If this problem is true, then by symmetry, $X$ must lie on the perpendicular bisector of $PQ$, which is not always true.

I think he means $AB \parallel PQ \parallel CD$

If $AB\parallel PQ$, then since $\angle CMQ=\angle AMP=\angle BMQ$, we have $BQCP$ is harmonic. Also by symmetry, $X$ must lie on the perpendicular bisector of $PQ$. Thus $XP$ and $XQ$ are tangent to the circle by properties of harmonic quads. Thus $X$ is fixed.

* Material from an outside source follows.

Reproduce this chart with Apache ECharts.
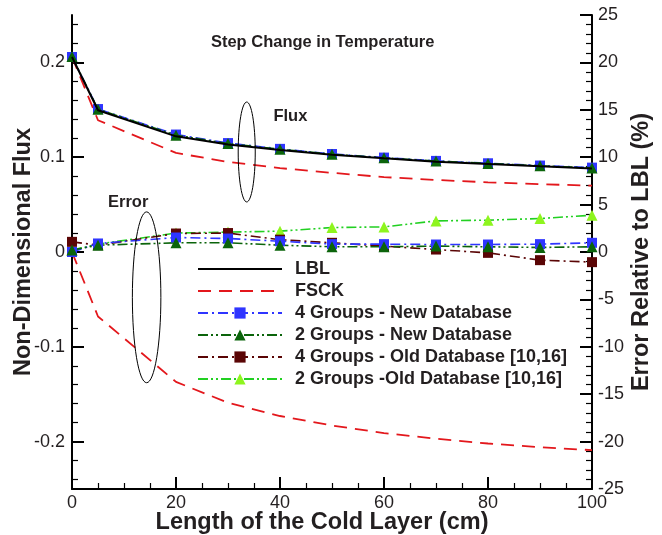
<!DOCTYPE html>
<html>
<head>
<meta charset="utf-8">
<script src="https://cdn.jsdelivr.net/npm/echarts@6/dist/echarts.min.js"></script>
<style>
html,body{margin:0;padding:0;background:#fff;}
#c{width:662px;height:535px;}
</style>
</head>
<body>
<div id="c"></div>
<script>
// ---- data ----
const xCm = [0, 5, 20, 30, 40, 50, 60, 70, 80, 90, 100];

const fluxLBL  = [0.2057, 0.1495, 0.1220, 0.1133, 0.1076, 0.1025, 0.0988, 0.0953, 0.0929, 0.0905, 0.0882];
const fluxFSCK = [0.2057, 0.1390, 0.1045, 0.0950, 0.0885, 0.0835, 0.0790, 0.0760, 0.0735, 0.0715, 0.0700];
const flux4New = [0.2057, 0.1508, 0.1239, 0.1149, 0.1088, 0.1034, 0.0996, 0.0961, 0.0936, 0.0912, 0.0890];
const flux2New = [0.2061, 0.1506, 0.1232, 0.1144, 0.1084, 0.1031, 0.0993, 0.0959, 0.0934, 0.0909, 0.0887];

const errFSCK = [0.0, -6.8, -13.7, -15.9, -17.3, -18.3, -19.1, -19.7, -20.2, -20.6, -20.9];
const err4New = [0.0, 0.90, 1.53, 1.42, 1.14, 0.83, 0.83, 0.79, 0.79, 0.83, 0.97];
const err2New = [0.2, 0.72, 0.97, 0.97, 0.72, 0.55, 0.55, 0.62, 0.55, 0.48, 0.55];
const err4Old = [1.07, 0.72, 1.95, 2.00, 1.30, 0.97, 0.62, 0.26, -0.09, -0.86, -1.07];
const err2Old = [0.2, 0.83, 2.00, 2.10, 2.20, 2.58, 2.65, 3.28, 3.36, 3.53, 3.88];

const leftMajorTicks = [-0.2, -0.1, 0, 0.1, 0.2];
const leftMinorTicks = [-0.24, -0.22, -0.18, -0.16, -0.14, -0.12, -0.08, -0.06, -0.04, -0.02,
                        0.02, 0.04, 0.06, 0.08, 0.12, 0.14, 0.16, 0.18, 0.22, 0.24];

const names = ['LBL', 'FSCK', '4 Groups - New Database', '2 Groups - New Database',
               '4 Groups - Old Database [10,16]', '2 Groups -Old Database [10,16]'];

function pairs(xs, ys) { return xs.map((x, i) => [x, ys[i]]); }

// ---- styles ----
const FONT = 'Liberation Sans, Arial, Helvetica, sans-serif';
const TXT = '#231f20';
const C = {
  lbl: '#000000', fsck: '#e3171c', b4: '#2f35ff', g2: '#0b640b',
  m4: '#5a0505', l2: '#22d022', l2m: '#8ef51e'
};
const DASH = [13, 8];
const DASHDOT = [10, 4, 2, 4];
const DASHDOTDOT = [10, 3, 2, 3, 2, 3];

function lineSeries(name, data, yIdx, color, type, width, symbol, symColor, z) {
  return {
    name: name, type: 'line', data: data, yAxisIndex: yIdx,
    symbol: symbol || 'none', symbolSize: symbol === 'triangle' ? 11 : 10,
    showSymbol: !!symbol,
    lineStyle: { color: color, width: width, type: type },
    itemStyle: { color: symColor || color, borderWidth: 0 },
    z: z, animation: false, silent: true
  };
}

const series = [
  lineSeries(names[2], pairs(xCm, flux4New), 0, C.b4, DASHDOT, 1.6, 'rect', C.b4, 3),
  lineSeries(names[3], pairs(xCm, flux2New), 0, C.g2, DASHDOTDOT, 1.6, 'triangle', C.g2, 4),
  lineSeries(names[1], pairs(xCm, fluxFSCK), 0, C.fsck, DASH, 1.8, null, null, 2),
  lineSeries(names[0], pairs(xCm, fluxLBL), 0, C.lbl, 'solid', 2, null, null, 5),
  lineSeries(names[1], pairs(xCm, errFSCK), 2, C.fsck, DASH, 1.8, null, null, 2),
  lineSeries(names[5], pairs(xCm, err2Old), 2, C.l2, DASHDOTDOT, 1.6, 'triangle', C.l2m, 3),
  lineSeries(names[4], pairs(xCm, err4Old), 2, C.m4, DASHDOT, 1.6, 'rect', C.m4, 3),
  lineSeries(names[2], pairs(xCm, err4New), 2, C.b4, DASHDOT, 1.6, 'rect', C.b4, 4),
  lineSeries(names[3], pairs(xCm, err2New), 2, C.g2, DASHDOTDOT, 1.6, 'triangle', C.g2, 4)
];

const legendData = names.map((n, i) => i < 2
  ? { name: n, itemStyle: { color: 'rgba(0,0,0,0)', opacity: 0, borderWidth: 0 } }
  : { name: n });

const chart = echarts.init(document.getElementById('c'), null, { renderer: 'canvas' });

const axisLineStyle = { color: '#000', width: 2 };
const NAME_STYLE = { fontFamily: FONT, fontSize: 23.5, fontWeight: 'bold', color: TXT };
const LABEL_STYLE = { fontFamily: FONT, fontSize: 18, color: TXT };

chart.setOption({
  animation: false,
  backgroundColor: '#fff',
  textStyle: { fontFamily: FONT },
  grid: { left: 72, right: 70, top: 15, bottom: 46, containLabel: false, outerBoundsMode: 'none' },
  legend: {
    data: legendData, orient: 'vertical', left: 192, top: 255,
    itemWidth: 84, itemHeight: 14, itemGap: 4,
    textStyle: { fontFamily: FONT, fontSize: 18, fontWeight: 'bold', color: TXT, padding: [0, 0, 0, 8] },
    selectedMode: false
  },
  xAxis: {
    type: 'value', min: 0, max: 100, interval: 20,
    name: 'Length of the Cold Layer (cm)', nameLocation: 'middle', nameGap: 22, nameMoveOverlap: false,
    nameTextStyle: Object.assign({ padding: [0, 20, 0, 0] }, NAME_STYLE),
    axisLine: { show: true, onZero: false, lineStyle: axisLineStyle },
    axisTick: { show: true, inside: true, length: 12, lineStyle: { color: '#000', width: 2 } },
    minorTick: { show: true, splitNumber: 4, length: 6, lineStyle: { color: '#000', width: 1.2 } },
    axisLabel: Object.assign({ margin: 5 }, LABEL_STYLE),
    splitLine: { show: false }
  },
  yAxis: [
    {
      type: 'value', min: -0.25, max: 0.25, position: 'left',
      name: 'Non-Dimensional Flux', nameLocation: 'middle', nameGap: 36, nameRotate: 90, nameMoveOverlap: false,
      nameTextStyle: NAME_STYLE,
      axisLine: { show: true, onZero: false, lineStyle: axisLineStyle },
      axisTick: { show: true, inside: true, length: 12, customValues: leftMajorTicks, lineStyle: { color: '#000', width: 2 } },
      axisLabel: Object.assign({ margin: 7, customValues: leftMajorTicks,
                   formatter: v => (Math.abs(v) < 1e-9 ? '0' : String(Math.round(v * 10) / 10)) }, LABEL_STYLE),
      splitLine: { show: false }
    },
    {
      type: 'value', min: -0.25, max: 0.25, position: 'left',
      axisLine: { show: false, onZero: false },
      axisTick: { show: true, inside: true, length: 6, customValues: leftMinorTicks, lineStyle: { color: '#000', width: 1.2 } },
      axisLabel: { show: false },
      splitLine: { show: false }
    },
    {
      type: 'value', min: -25, max: 25, interval: 5, position: 'right',
      name: 'Error Relative to LBL (%)', nameLocation: 'middle', nameGap: 38, nameRotate: 90, nameMoveOverlap: false,
      nameTextStyle: NAME_STYLE,
      axisLine: { show: true, onZero: false, lineStyle: axisLineStyle },
      axisTick: { show: true, inside: true, length: 12, lineStyle: { color: '#000', width: 2 } },
      minorTick: { show: true, splitNumber: 5, length: 6, lineStyle: { color: '#000', width: 1.2 } },
      axisLabel: Object.assign({ margin: 6 }, LABEL_STYLE),
      splitLine: { show: false }
    }
  ],
  series: series
});

// ---- annotations anchored to data coordinates ----
function px(x, y) { return chart.convertToPixel({ xAxisIndex: 0, yAxisIndex: 0 }, [x, y]); }
const fluxEllC = px(33.6, 0.1055), fluxEllE = px(33.6 + 1.64, 0.1055 + 0.0527);
const errEllC = px(14.35, -0.0478), errEllE = px(14.35 + 2.74, -0.0478 + 0.0901);
const titleP = px(48.2, 0.2215), fluxLab = px(42, 0.1435), errLab = px(10.8, 0.052);
const ANN_FONT = 'bold 16.5px ' + FONT;

chart.setOption({
  graphic: [
    { type: 'ellipse', shape: { cx: fluxEllC[0], cy: fluxEllC[1], rx: fluxEllE[0] - fluxEllC[0], ry: fluxEllC[1] - fluxEllE[1] },
      style: { fill: 'none', stroke: '#000', lineWidth: 1 }, silent: true, z: 10 },
    { type: 'ellipse', shape: { cx: errEllC[0], cy: errEllC[1], rx: errEllE[0] - errEllC[0], ry: errEllC[1] - errEllE[1] },
      style: { fill: 'none', stroke: '#000', lineWidth: 1 }, silent: true, z: 10 },
    { type: 'text', x: titleP[0], y: titleP[1], style: { text: 'Step Change in Temperature', fill: TXT,
      font: ANN_FONT, textAlign: 'center', textVerticalAlign: 'middle' }, z: 10 },
    { type: 'text', x: fluxLab[0], y: fluxLab[1], style: { text: 'Flux', fill: TXT,
      font: ANN_FONT, textAlign: 'center', textVerticalAlign: 'middle' }, z: 10 },
    { type: 'text', x: errLab[0], y: errLab[1], style: { text: 'Error', fill: TXT,
      font: ANN_FONT, textAlign: 'center', textVerticalAlign: 'middle' }, z: 10 }
  ]
});
</script>
</body>
</html>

Lemma: For a point $P$ inside a circle, if distinct chords $AC$ and $BD$ have their midpoint $P$, then $P$ is the centre of the circle. Proof: If so, $ABCD$ is a parallelogram and any cyclic parallelogram is a rectange$\Longrightarrow P$ is the centre of the circle as required. Now, in the problem, let $XP', XQ'$ be the tangents from $X$ to the circle. Since $AC, BD$ intersect at $M$, the polar of $X$ with respect to $k$ passes through $M$ and hence, $P'Q'$ passes through $M$. Moreover, we have $P'M=MQ'$ but it is given that $PM=MQ$ and so, $M$ is the centre of the circle or $PQ$ coincides with $P'Q'$. If $M$ is the centre of the circle, $ABCD$ is a rectange as $AC, BD$ intersect at $M$ and so, $X$ lies at infinity which is fixed. If $PQ$ coincides with $P'Q'$, we have $PMQ$ to be the polar of $X$ with respect to $k$ and since $PQ$ is fixed, it's pole $X$ is fixed as well.